__Aim of the task__.
Copy all the data exactly, except the pictures.
>> begin
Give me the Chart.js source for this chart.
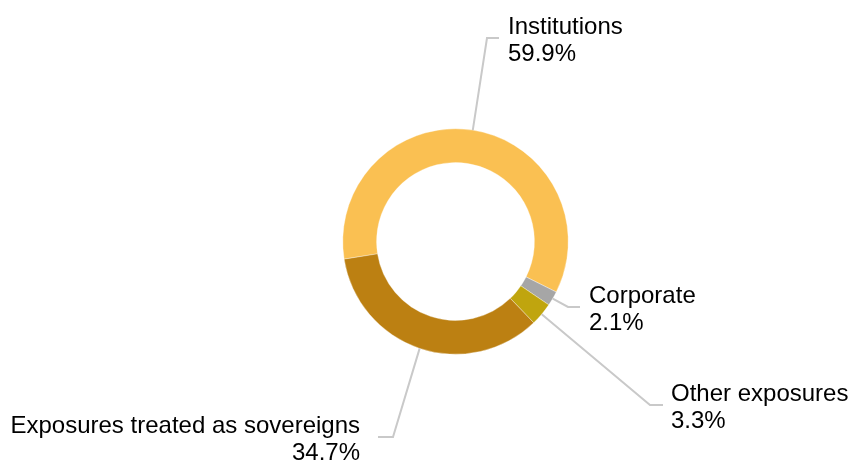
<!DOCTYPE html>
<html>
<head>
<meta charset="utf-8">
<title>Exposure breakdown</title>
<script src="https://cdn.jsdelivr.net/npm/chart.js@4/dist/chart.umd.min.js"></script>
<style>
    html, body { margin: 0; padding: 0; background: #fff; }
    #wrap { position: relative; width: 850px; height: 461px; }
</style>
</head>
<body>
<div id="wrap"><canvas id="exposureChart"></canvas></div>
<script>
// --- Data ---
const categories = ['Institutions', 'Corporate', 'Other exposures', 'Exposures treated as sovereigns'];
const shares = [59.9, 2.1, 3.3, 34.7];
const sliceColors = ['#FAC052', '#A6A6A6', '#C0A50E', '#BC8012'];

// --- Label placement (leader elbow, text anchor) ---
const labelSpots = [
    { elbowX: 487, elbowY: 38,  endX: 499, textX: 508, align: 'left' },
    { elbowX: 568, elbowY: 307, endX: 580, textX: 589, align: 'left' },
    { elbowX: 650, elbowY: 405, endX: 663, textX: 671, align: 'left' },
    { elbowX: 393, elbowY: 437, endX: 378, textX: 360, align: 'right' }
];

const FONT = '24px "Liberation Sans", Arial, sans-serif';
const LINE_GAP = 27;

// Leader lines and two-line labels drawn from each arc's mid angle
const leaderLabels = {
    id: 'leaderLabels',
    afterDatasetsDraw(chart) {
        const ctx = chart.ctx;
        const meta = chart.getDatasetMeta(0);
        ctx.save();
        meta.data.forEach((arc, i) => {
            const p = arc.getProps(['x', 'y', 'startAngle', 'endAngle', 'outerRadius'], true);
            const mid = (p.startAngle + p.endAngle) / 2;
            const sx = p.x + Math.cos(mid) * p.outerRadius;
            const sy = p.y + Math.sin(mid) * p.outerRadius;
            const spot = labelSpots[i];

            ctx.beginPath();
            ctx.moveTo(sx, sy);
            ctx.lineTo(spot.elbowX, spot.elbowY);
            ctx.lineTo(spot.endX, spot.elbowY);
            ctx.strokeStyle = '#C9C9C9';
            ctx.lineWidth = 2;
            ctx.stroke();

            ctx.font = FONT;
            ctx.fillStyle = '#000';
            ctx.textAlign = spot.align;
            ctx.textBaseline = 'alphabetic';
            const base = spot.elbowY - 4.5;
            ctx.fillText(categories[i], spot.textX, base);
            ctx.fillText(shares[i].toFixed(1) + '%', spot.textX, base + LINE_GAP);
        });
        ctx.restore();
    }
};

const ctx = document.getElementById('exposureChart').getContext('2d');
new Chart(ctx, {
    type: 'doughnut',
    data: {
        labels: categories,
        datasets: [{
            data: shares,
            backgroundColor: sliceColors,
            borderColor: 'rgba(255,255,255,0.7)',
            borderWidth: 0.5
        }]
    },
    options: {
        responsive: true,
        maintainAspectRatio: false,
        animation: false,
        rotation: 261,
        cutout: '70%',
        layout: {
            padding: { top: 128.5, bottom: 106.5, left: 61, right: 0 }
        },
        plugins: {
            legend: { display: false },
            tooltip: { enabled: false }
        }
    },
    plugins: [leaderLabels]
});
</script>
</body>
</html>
>> end
__Full output__.
Give me the Chart.js source for this chart.
<!DOCTYPE html>
<html>
<head>
<meta charset="utf-8">
<title>Exposure breakdown</title>
<script src="https://cdn.jsdelivr.net/npm/chart.js@4/dist/chart.umd.min.js"></script>
<style>
    html, body { margin: 0; padding: 0; background: #fff; }
    #wrap { position: relative; width: 850px; height: 461px; }
</style>
</head>
<body>
<div id="wrap"><canvas id="exposureChart"></canvas></div>
<script>
// --- Data ---
const categories = ['Institutions', 'Corporate', 'Other exposures', 'Exposures treated as sovereigns'];
const shares = [59.9, 2.1, 3.3, 34.7];
const sliceColors = ['#FAC052', '#A6A6A6', '#C0A50E', '#BC8012'];

// --- Label placement (leader elbow, text anchor) ---
const labelSpots = [
    { elbowX: 487, elbowY: 38,  endX: 499, textX: 508, align: 'left' },
    { elbowX: 568, elbowY: 307, endX: 580, textX: 589, align: 'left' },
    { elbowX: 650, elbowY: 405, endX: 663, textX: 671, align: 'left' },
    { elbowX: 393, elbowY: 437, endX: 378, textX: 360, align: 'right' }
];

const FONT = '24px "Liberation Sans", Arial, sans-serif';
const LINE_GAP = 27;

// Leader lines and two-line labels drawn from each arc's mid angle
const leaderLabels = {
    id: 'leaderLabels',
    afterDatasetsDraw(chart) {
        const ctx = chart.ctx;
        const meta = chart.getDatasetMeta(0);
        ctx.save();
        meta.data.forEach((arc, i) => {
            const p = arc.getProps(['x', 'y', 'startAngle', 'endAngle', 'outerRadius'], true);
            const mid = (p.startAngle + p.endAngle) / 2;
            const sx = p.x + Math.cos(mid) * p.outerRadius;
            const sy = p.y + Math.sin(mid) * p.outerRadius;
            const spot = labelSpots[i];

            ctx.beginPath();
            ctx.moveTo(sx, sy);
            ctx.lineTo(spot.elbowX, spot.elbowY);
            ctx.lineTo(spot.endX, spot.elbowY);
            ctx.strokeStyle = '#C9C9C9';
            ctx.lineWidth = 2;
            ctx.stroke();

            ctx.font = FONT;
            ctx.fillStyle = '#000';
            ctx.textAlign = spot.align;
            ctx.textBaseline = 'alphabetic';
            const base = spot.elbowY - 4.5;
            ctx.fillText(categories[i], spot.textX, base);
            ctx.fillText(shares[i].toFixed(1) + '%', spot.textX, base + LINE_GAP);
        });
        ctx.restore();
    }
};

const ctx = document.getElementById('exposureChart').getContext('2d');
new Chart(ctx, {
    type: 'doughnut',
    data: {
        labels: categories,
        datasets: [{
            data: shares,
            backgroundColor: sliceColors,
            borderColor: 'rgba(255,255,255,0.7)',
            borderWidth: 0.5
        }]
    },
    options: {
        responsive: true,
        maintainAspectRatio: false,
        animation: false,
        rotation: 261,
        cutout: '70%',
        layout: {
            padding: { top: 128.5, bottom: 106.5, left: 61, right: 0 }
        },
        plugins: {
            legend: { display: false },
            tooltip: { enabled: false }
        }
    },
    plugins: [leaderLabels]
});
</script>
</body>
</html>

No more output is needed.